If you were honest and worked hard, the farmers respected you and helped you. From everything I know, they were very kind to my father, who first showed up on their doorstep not knowing a word of French or English.

They took him in, and in some cases, I think, bought his goods more out of pity than out of need. Of course, there were conflicts, rather harmless, as one looks back on them now, which centered on religion. And why not among such devoutly Catholic people?

One such conflict took place in a boarding house where my father lived. The woman of the house made it a habit to question why my father stayed home on Sundays instead of joining her family at the local Catholic church.

Calling Her Bluff

Well, one Sunday, my father decided to call her bluff, but first, some background: In Quebec, there is a tradition associated with a particularly large and impressive Montreal church that if the handicapped climb the many steps to the very top, they will be able to descend without their crutches.

Now this woman also had a son, who, unfortunately, was handicapped and used crutches. My father issued this challenge: if the lady’s son could climb to the top of the church and then walk down the steps unaided, he himself, this Jewish peddler, would convert.

"Ah," the woman sighed, "the good Lord does not will it."

And so the issue was finally put to rest. Though it never came up again, I am sure that the good woman never forgot it. Nor, of course, did my father.

The religious question was simply a bridge never to be crossed.

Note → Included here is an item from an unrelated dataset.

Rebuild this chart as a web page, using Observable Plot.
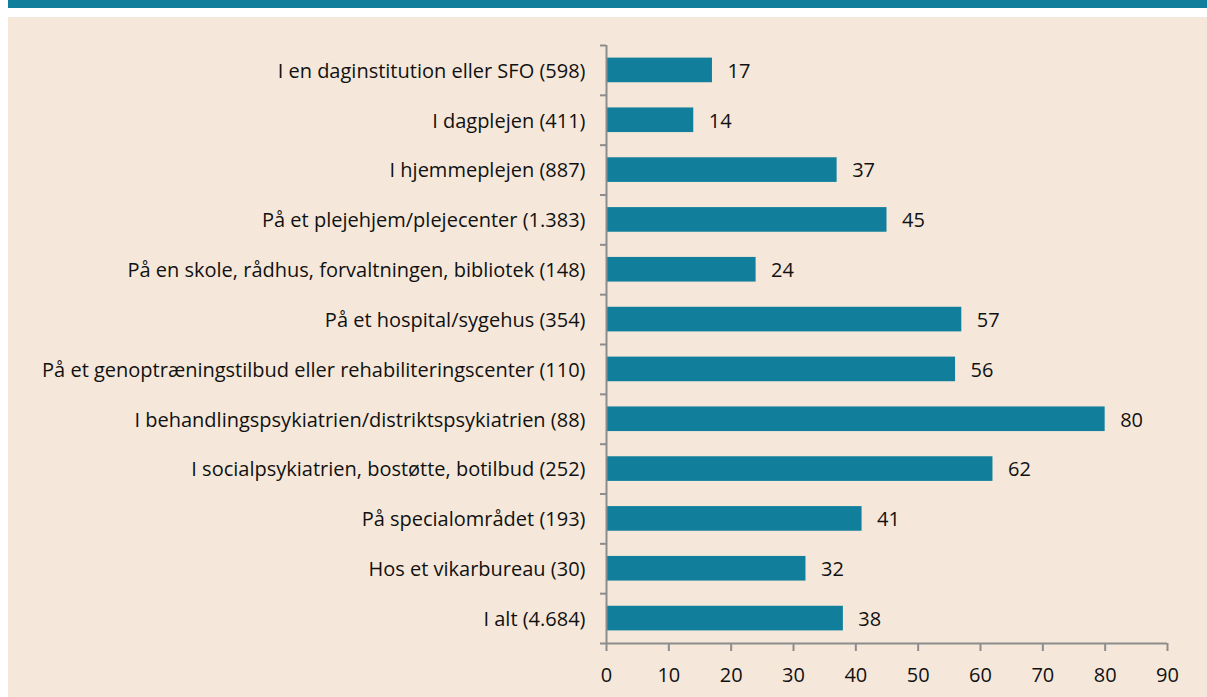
<!DOCTYPE html>
<html>
<head>
<meta charset="utf-8">
<script src="https://cdn.jsdelivr.net/npm/d3@7"></script>
<script src="https://cdn.jsdelivr.net/npm/@observablehq/plot@0.6"></script>
<style>
  html, body { margin: 0; padding: 0; background: #ffffff; }
  #band { position: absolute; left: 8px; top: 0; width: 1199px; height: 8px; background: #117f9b; }
  #panel { position: absolute; left: 8px; top: 17px; width: 1199px; height: 680px; background: #f5e8da; }
  svg { font-family: "Open Sans", sans-serif; }
</style>
</head>
<body>
<div id="band"></div>
<div id="panel"></div>
<script>
const categories = [
  "I en daginstitution eller SFO (598)",
  "I dagplejen (411)",
  "I hjemmeplejen (887)",
  "På et plejehjem/plejecenter (1.383)",
  "På en skole, rådhus, forvaltningen, bibliotek (148)",
  "På et hospital/sygehus (354)",
  "På et genoptræningstilbud eller rehabiliteringscenter (110)",
  "I behandlingspsykiatrien/distriktspsykiatrien (88)",
  "I socialpsykiatrien, bostøtte, botilbud (252)",
  "På specialområdet (193)",
  "Hos et vikarbureau (30)",
  "I alt (4.684)"
];
const values = [17, 14, 37, 45, 24, 57, 56, 80, 62, 41, 32, 38];
const xTicks = [0, 10, 20, 30, 40, 50, 60, 70, 80, 90];

const data = categories.map((c, i) => ({category: c, index: i, value: values[i]}));
const n = categories.length;
const boundaries = d3.range(n + 1);
const centers = categories.map((c, i) => i + 0.5);
const axisColor = "#8c8c8c";
const barColor = "#117f9b";
const textColor = "#111111";

const chart = Plot.plot({
  width: 1199,
  height: 680,
  marginLeft: 598,
  marginRight: 40,
  marginTop: 28,
  marginBottom: 54,
  style: {background: "transparent", fontSize: "20px", color: textColor, fontFamily: "'Open Sans', sans-serif"},
  x: {domain: [0, 90]},
  y: {domain: [n, 0]},
  marks: [
    Plot.rectX(data, {x1: 0, x2: "value", y1: "index", y2: d => d.index + 1, fill: barColor, insetTop: 12.6, insetBottom: 12.6}),
    Plot.text(data, {x: "value", y: d => d.index + 0.5, text: d => String(d.value), textAnchor: "start", dx: 15, dy: 1, fontSize: 20, fill: textColor}),
    Plot.ruleX([0], {stroke: axisColor, strokeWidth: 2}),
    Plot.ruleY([n], {stroke: axisColor, strokeWidth: 2}),
    Plot.axisY({ticks: boundaries, tickSize: 6, tickFormat: () => "", stroke: axisColor, strokeWidth: 2, label: null}),
    Plot.axisY({ticks: centers, tickSize: 0, tickPadding: 21, tickFormat: d => categories[Math.floor(d)], label: null, fill: textColor, dy: 1}),
    Plot.axisX({ticks: xTicks, tickSize: 8, tickPadding: 16, stroke: axisColor, strokeWidth: 2, label: null, fill: textColor})
  ]
});
chart.style.position = "absolute";
chart.style.left = "0px";
chart.style.top = "0px";
document.getElementById("panel").appendChild(chart);
</script>
</body>
</html>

But over the 30 or so years that my father lived in Quebec, there were others that he and the farmers could cross, together in simple friendship — a friendship recalled at Auberge Handfield.

IF YOU GO
Auberge Handfield is located at 555 rue Richelieu, Saint-Marc-sur-Richelieu, Québec J0L 2E0. The phone number for information is (450) 584-2843.

From Montreal, take Hwy. 20 East, direction Quebec City, Exit 112, Beloeil/St-Marc-sur-Richelieu, Route 223, direction North to St-Marc-sur-Richelieu.